↓

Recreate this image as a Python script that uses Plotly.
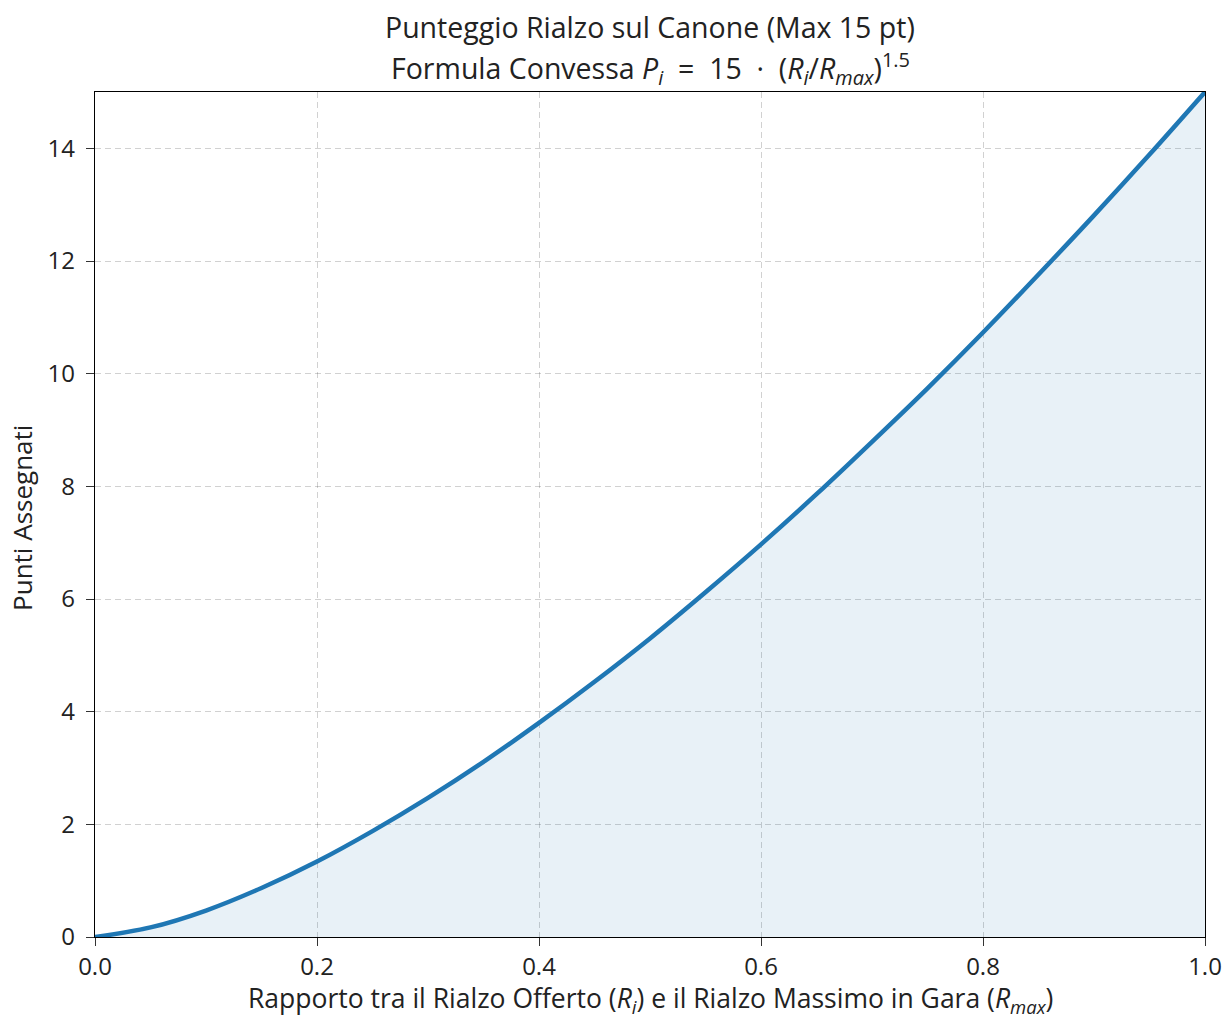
import plotly.graph_objects as go

# Values
ratio = [0.0, 0.05, 0.10, 0.15, 0.20, 0.25, 0.30, 0.35, 0.40, 0.45, 0.50,
         0.55, 0.60, 0.65, 0.70, 0.75, 0.80, 0.85, 0.90, 0.95, 1.0]
points = [0.0, 0.17, 0.47, 0.87, 1.34, 1.88, 2.47, 3.11, 3.80, 4.53, 5.30,
          6.12, 6.97, 7.86, 8.79, 9.74, 10.73, 11.76, 12.81, 13.89, 15.0]
x_ticks = [0.0, 0.2, 0.4, 0.6, 0.8, 1.0]
x_tick_labels = ["0.0", "0.2", "0.4", "0.6", "0.8", "1.0"]
y_ticks = [0, 2, 4, 6, 8, 10, 12, 14]
title_line1 = "Punteggio Rialzo sul Canone (Max 15 pt)"
title_line2 = ("Formula Convessa <i>P</i><sub><i>i</i></sub>&nbsp;&nbsp;=&nbsp;&nbsp;15&nbsp;&nbsp;·&nbsp;&nbsp;(<i>R</i><sub><i>i</i></sub>/"
               "<i>R</i><sub><i>max</i></sub>)<sup>1.5</sup>")
x_title = ("Rapporto tra il Rialzo Offerto (<i>R</i><sub><i>i</i></sub>) e il Rialzo Massimo "
           "in Gara (<i>R</i><sub><i>max</i></sub>)")
y_title = "Punti Assegnati"

FONT = "Open Sans, Roboto, DejaVu Sans, sans-serif"
TXT = "#222222"

fig = go.Figure()
fig.add_trace(go.Scatter(
    x=ratio, y=points, mode="lines",
    line=dict(color="#1f77b4", width=4.5, shape="spline"),
    fill="tozeroy", fillcolor="rgba(31,119,180,0.1)",
    showlegend=False, hoverinfo="skip",
))

axis_common = dict(
    showline=True, linecolor="black", linewidth=1.3, mirror=True,
    ticks="outside", ticklen=8, tickwidth=1.3, tickcolor="#333",
    showgrid=True, gridcolor="rgba(0,0,0,0.18)", griddash="6px,4px", gridwidth=1.2,
    zeroline=False, tickfont=dict(size=24, color=TXT, family=FONT),
    automargin=False,
)

def text_note(text, x, y, size, angle=0):
    return dict(text=text, xref="paper", yref="paper", x=x, y=y,
                xanchor="center", yanchor="middle", showarrow=False, textangle=angle,
                font=dict(size=size, family=FONT, color=TXT))

fig.update_layout(
    width=1224, height=1018,
    paper_bgcolor="white", plot_bgcolor="white",
    margin=dict(l=95, r=19, t=92, b=81),
    font=dict(family=FONT, color=TXT),
    annotations=[
        text_note(title_line1, 0.5, 1.0769, 28.5),
        text_note(title_line2, 0.5, 1.0284, 28.5),
        text_note(x_title, 0.5, -0.0735, 26.5),
        text_note(y_title, -0.0658, 0.4959, 26, angle=-90),
    ],
    xaxis=dict(
        range=[0, 1], tickvals=x_ticks, ticktext=x_tick_labels,
        ticklabelstandoff=0,
        **axis_common,
    ),
    yaxis=dict(
        range=[0, 15], tickvals=y_ticks,
        ticklabelstandoff=6,
        **axis_common,
    ),
)

fig.write_html(
    "out.html",
    config={"displayModeBar": False},
    post_script="document.body.style.margin='0';document.body.style.overflow='hidden';",
)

↑

Write out nothing but the lines from the start of the data through the line with "import plotly.graph_objects as go". Leave out the pictures.

# Response to this task
Recreate this image as a Python script that uses Plotly.
import plotly.graph_objects as go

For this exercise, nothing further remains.